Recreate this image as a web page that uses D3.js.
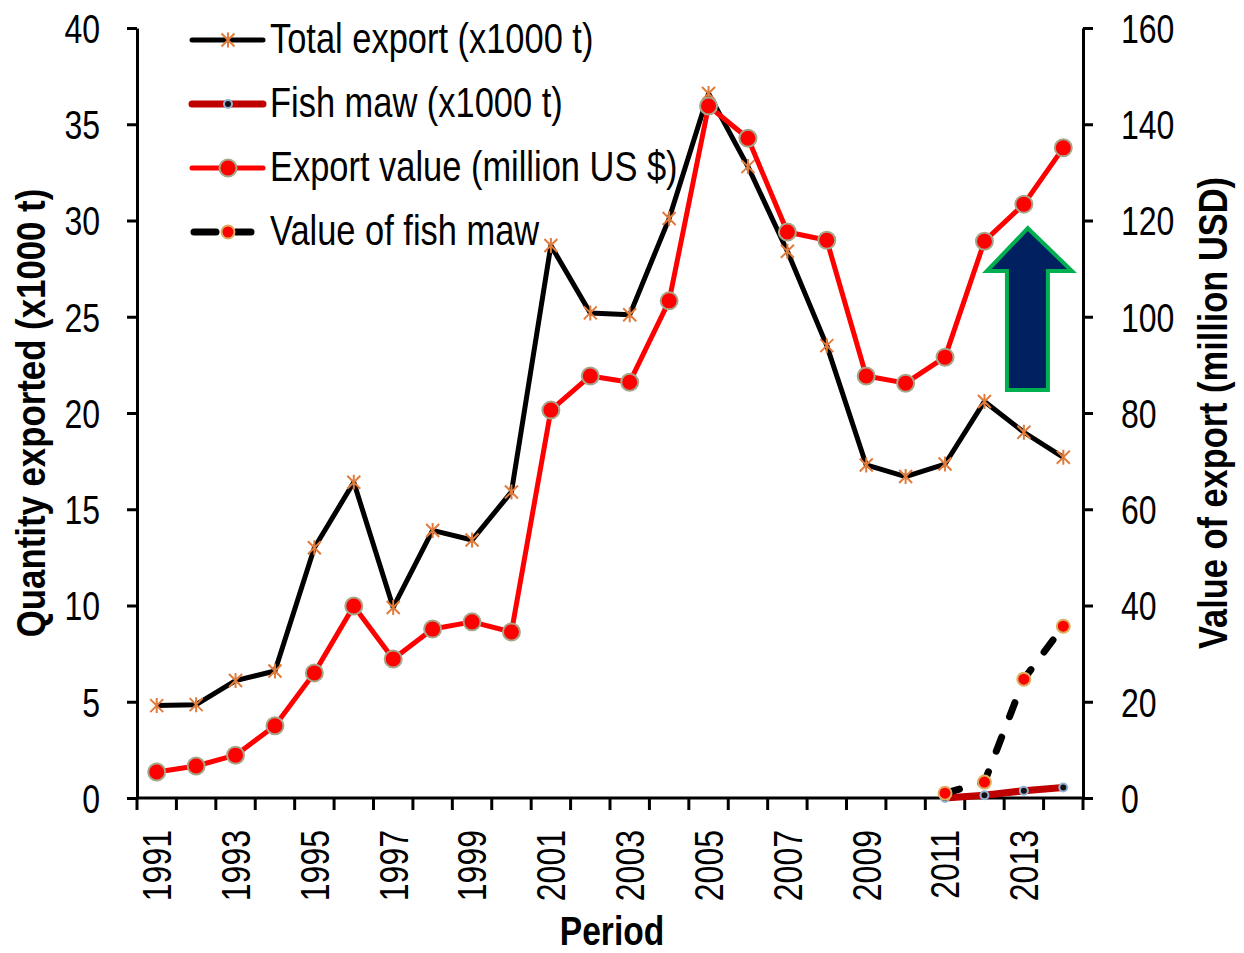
<!DOCTYPE html>
<html><head><meta charset="utf-8">
<script src="https://cdn.jsdelivr.net/npm/d3@7"></script>
<style>
body{margin:0;background:#fff}
svg{display:block}
text{font-family:"Liberation Sans",Arial,sans-serif;fill:#000}
</style>
</head><body>
<svg id="c" width="1244" height="953"></svg>
<script>
// ---------------- data ----------------
const years = [1991,1992,1993,1994,1995,1996,1997,1998,1999,2000,2001,2002,2003,2004,2005,2006,2007,2008,2009,2010,2011,2012,2013,2014];
const totalExport = [4.8,4.85,6.1,6.6,13.0,16.4,9.9,13.9,13.4,15.9,28.7,25.2,25.1,30.1,36.6,32.8,28.4,23.5,17.3,16.7,17.35,20.6,19.0,17.7];
const exportValue = [5.4,6.65,8.9,15.0,26.0,39.9,28.9,35.1,36.6,34.5,80.6,87.7,86.4,103.3,143.8,137.1,117.6,115.9,87.7,86.2,91.6,115.7,123.4,135.1];
const fishMawYears = [2011,2012,2013,2014];
const fishMaw = [0.0,0.14,0.38,0.55];
const fishMawValue = [1.0,3.3,24.7,35.7];
const leftTicks = [0,5,10,15,20,25,30,35,40];
const rightTicks = [0,20,40,60,80,100,120,140,160];
const xLabelYears = [1991,1993,1995,1997,1999,2001,2003,2005,2007,2009,2011,2013];
const legendNames = ["Total export (x1000 t)","Fish maw (x1000 t)","Export value (million US $)","Value of fish maw"];
// arrow annotation in data units (category-edge index, right-axis value)
const arrowShape = [[22.6,118.4],[23.72,109.5],[23.11,109.5],[23.11,84.8],[22.07,84.8],[22.07,109.5],[21.56,109.5]];

// ---------------- layout ----------------
const svg = d3.select("#c");
const L = 137, R = 1083, T = 28, B = 798;
const SX = 0.8; // narrow font squeeze

const x = d3.scaleBand().domain(years).range([L, R]).padding(0);
const xc = y => x(y) + x.bandwidth() / 2;
const xi = d3.scaleLinear().domain([0, years.length]).range([L, R]); // index scale (band edges)
const yL = d3.scaleLinear().domain([0, 40]).range([B, T]);
const yR = d3.scaleLinear().domain([0, 160]).range([B, T]);

// ---------------- axes ----------------
const axL = svg.append("g").attr("transform", `translate(${L},0)`)
  .call(d3.axisLeft(yL).tickValues(leftTicks).tickSize(10).tickSizeOuter(0));
axL.select(".domain").attr("stroke", "#000").attr("stroke-width", 3);
axL.selectAll(".tick line").attr("stroke", "#000").attr("stroke-width", 3);
axL.selectAll(".tick text").attr("x", 0).attr("dy", "0.36em")
  .attr("font-size", 40).attr("font-family", "Liberation Sans, Arial, sans-serif")
  .attr("text-anchor", "end").attr("transform", `translate(-37,0) scale(${SX},1)`);

const axR = svg.append("g").attr("transform", `translate(${R},0)`)
  .call(d3.axisRight(yR).tickValues(rightTicks).tickSize(10).tickSizeOuter(0));
axR.select(".domain").attr("stroke", "#000").attr("stroke-width", 3);
axR.selectAll(".tick line").attr("stroke", "#000").attr("stroke-width", 3);
axR.selectAll(".tick text").attr("x", 0).attr("dy", "0.36em")
  .attr("font-size", 40).attr("font-family", "Liberation Sans, Arial, sans-serif")
  .attr("text-anchor", "start").attr("transform", `translate(38,0) scale(${SX},1)`);

// x axis
const gx = svg.append("g");
gx.append("line").attr("x1", L).attr("x2", R).attr("y1", B).attr("y2", B)
  .attr("stroke", "#000").attr("stroke-width", 3);
gx.selectAll("line.tk").data(d3.range(years.length + 1)).enter().append("line")
  .attr("class", "tk")
  .attr("x1", d => xi(d)).attr("x2", d => xi(d))
  .attr("y1", B).attr("y2", B + 12)
  .attr("stroke", "#000").attr("stroke-width", 3);
gx.selectAll("g.lab").data(xLabelYears).enter().append("g")
  .attr("class", "lab")
  .attr("transform", d => `translate(${xc(d)},830) rotate(-90)`)
  .append("text").attr("text-anchor", "end").attr("dy", "0.36em")
  .attr("font-size", 40).attr("transform", `scale(${SX},1)`).text(d => d);

// titles
svg.append("g").attr("transform", `translate(612,945)`)
  .append("text").attr("text-anchor", "middle").attr("font-size", 40).attr("font-weight", "bold")
  .attr("transform", "scale(0.84,1)").text("Period");
svg.append("g").attr("transform", `translate(45,${(T + B) / 2}) rotate(-90)`)
  .append("text").attr("text-anchor", "middle").attr("font-size", 40).attr("font-weight", "bold")
  .attr("transform", "scale(0.87,1)").text("Quantity exported (x1000 t)");
svg.append("g").attr("transform", `translate(1227,${(T + B) / 2}) rotate(-90)`)
  .append("text").attr("text-anchor", "middle").attr("font-size", 40).attr("font-weight", "bold")
  .attr("transform", "scale(0.86,1)").text("Value of export (million USD)");

// ---------------- markers ----------------
function star(g, cx, cy) {
  const s = 6.5, c = "#E07B3C";
  const p = `M${cx - s},${cy - s}L${cx + s},${cy + s}M${cx - s},${cy + s}L${cx + s},${cy - s}M${cx},${cy - s - 1}L${cx},${cy + s + 1}`;
  g.append("path").attr("d", p).attr("stroke", c).attr("stroke-width", 2).attr("fill", "none");
}

// ---------------- series ----------------
const line = d3.line();

// Total export
const te = years.map((yr, i) => [xc(yr), yL(totalExport[i])]);
const gTE = svg.append("g");
gTE.append("path").attr("d", line(te)).attr("fill", "none").attr("stroke", "#000")
  .attr("stroke-width", 5).attr("stroke-linejoin", "round");
te.forEach(p => star(gTE, p[0], p[1]));

// Fish maw quantity
const fm = fishMawYears.map((yr, i) => [xc(yr), yL(fishMaw[i])]);
const gFM = svg.append("g");
gFM.append("path").attr("d", line(fm)).attr("fill", "none").attr("stroke", "#C00000")
  .attr("stroke-width", 7).attr("stroke-linecap", "round").attr("stroke-linejoin", "round");
gFM.selectAll("circle").data(fm).enter().append("circle")
  .attr("cx", d => d[0]).attr("cy", d => d[1]).attr("r", 4)
  .attr("fill", "#111").attr("stroke", "#95B3D7").attr("stroke-width", 2);

// Export value
const ev = years.map((yr, i) => [xc(yr), yR(exportValue[i])]);
const gEV = svg.append("g");
gEV.append("path").attr("d", line(ev)).attr("fill", "none").attr("stroke", "#FF0000")
  .attr("stroke-width", 5).attr("stroke-linejoin", "round");
gEV.selectAll("circle").data(ev).enter().append("circle")
  .attr("cx", d => d[0]).attr("cy", d => d[1]).attr("r", 8.5)
  .attr("fill", "#FF0000").attr("stroke", "#A6A68A").attr("stroke-width", 2);

// Value of fish maw
const fv = fishMawYears.map((yr, i) => [xc(yr), yR(fishMawValue[i])]);
const gFV = svg.append("g");
gFV.append("path").attr("d", line(fv)).attr("fill", "none").attr("stroke", "#000")
  .attr("stroke-width", 7).attr("stroke-linecap", "round").attr("stroke-dasharray", "15,22");
gFV.selectAll("circle").data(fv).enter().append("circle")
  .attr("cx", d => d[0]).attr("cy", d => d[1]).attr("r", 6.5)
  .attr("fill", "#FF0000").attr("stroke", "#DDB060").attr("stroke-width", 2);

// ---------------- arrow ----------------
svg.append("polygon")
  .attr("points", arrowShape.map(p => [xi(p[0]), yR(p[1])].join(",")).join(" "))
  .attr("fill", "#002060").attr("stroke", "#00B050").attr("stroke-width", 4)
  .attr("stroke-linejoin", "miter");

// ---------------- legend ----------------
const lg = svg.append("g");
const rowY = [40, 104, 168, 232];
const lx1 = 192, lx2 = 263, lm = 228;
// row 1
lg.append("line").attr("x1", lx1).attr("x2", lx2).attr("y1", rowY[0]).attr("y2", rowY[0])
  .attr("stroke", "#000").attr("stroke-width", 5).attr("stroke-linecap", "round");
star(lg, lm, rowY[0]);
// row 2
lg.append("line").attr("x1", lx1).attr("x2", lx2).attr("y1", rowY[1]).attr("y2", rowY[1])
  .attr("stroke", "#C00000").attr("stroke-width", 7).attr("stroke-linecap", "round");
lg.append("circle").attr("cx", lm).attr("cy", rowY[1]).attr("r", 4)
  .attr("fill", "#111").attr("stroke", "#95B3D7").attr("stroke-width", 2);
// row 3
lg.append("line").attr("x1", lx1).attr("x2", lx2).attr("y1", rowY[2]).attr("y2", rowY[2])
  .attr("stroke", "#FF0000").attr("stroke-width", 5).attr("stroke-linecap", "round");
lg.append("circle").attr("cx", lm).attr("cy", rowY[2]).attr("r", 8.5)
  .attr("fill", "#FF0000").attr("stroke", "#A6A68A").attr("stroke-width", 2);
// row 4
lg.append("line").attr("x1", lx1 + 2).attr("x2", 216).attr("y1", rowY[3]).attr("y2", rowY[3])
  .attr("stroke", "#000").attr("stroke-width", 7).attr("stroke-linecap", "round");
lg.append("line").attr("x1", 236).attr("x2", 251).attr("y1", rowY[3]).attr("y2", rowY[3])
  .attr("stroke", "#000").attr("stroke-width", 7).attr("stroke-linecap", "round");
lg.append("circle").attr("cx", lm).attr("cy", rowY[3]).attr("r", 6.5)
  .attr("fill", "#FF0000").attr("stroke", "#DDB060").attr("stroke-width", 2);
legendNames.forEach((n, i) => {
  lg.append("g").attr("transform", `translate(270,${rowY[i] + 13})`)
    .append("text").attr("font-size", 42).attr("transform", "scale(0.82,1)").text(n);
});
</script>
</body></html>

## [Problem to solve]
Skip the pictures and restate exactly the lines from the beginning of the listing to the line with "const SX = 0.8; // narrow font squeeze", that line included.

## [Result]
Recreate this image as a web page that uses D3.js.
<!DOCTYPE html>
<html><head><meta charset="utf-8">
<script src="https://cdn.jsdelivr.net/npm/d3@7"></script>
<style>
body{margin:0;background:#fff}
svg{display:block}
text{font-family:"Liberation Sans",Arial,sans-serif;fill:#000}
</style>
</head><body>
<svg id="c" width="1244" height="953"></svg>
<script>
// ---------------- data ----------------
const years = [1991,1992,1993,1994,1995,1996,1997,1998,1999,2000,2001,2002,2003,2004,2005,2006,2007,2008,2009,2010,2011,2012,2013,2014];
const totalExport = [4.8,4.85,6.1,6.6,13.0,16.4,9.9,13.9,13.4,15.9,28.7,25.2,25.1,30.1,36.6,32.8,28.4,23.5,17.3,16.7,17.35,20.6,19.0,17.7];
const exportValue = [5.4,6.65,8.9,15.0,26.0,39.9,28.9,35.1,36.6,34.5,80.6,87.7,86.4,103.3,143.8,137.1,117.6,115.9,87.7,86.2,91.6,115.7,123.4,135.1];
const fishMawYears = [2011,2012,2013,2014];
const fishMaw = [0.0,0.14,0.38,0.55];
const fishMawValue = [1.0,3.3,24.7,35.7];
const leftTicks = [0,5,10,15,20,25,30,35,40];
const rightTicks = [0,20,40,60,80,100,120,140,160];
const xLabelYears = [1991,1993,1995,1997,1999,2001,2003,2005,2007,2009,2011,2013];
const legendNames = ["Total export (x1000 t)","Fish maw (x1000 t)","Export value (million US $)","Value of fish maw"];
// arrow annotation in data units (category-edge index, right-axis value)
const arrowShape = [[22.6,118.4],[23.72,109.5],[23.11,109.5],[23.11,84.8],[22.07,84.8],[22.07,109.5],[21.56,109.5]];

// ---------------- layout ----------------
const svg = d3.select("#c");
const L = 137, R = 1083, T = 28, B = 798;
const SX = 0.8; // narrow font squeeze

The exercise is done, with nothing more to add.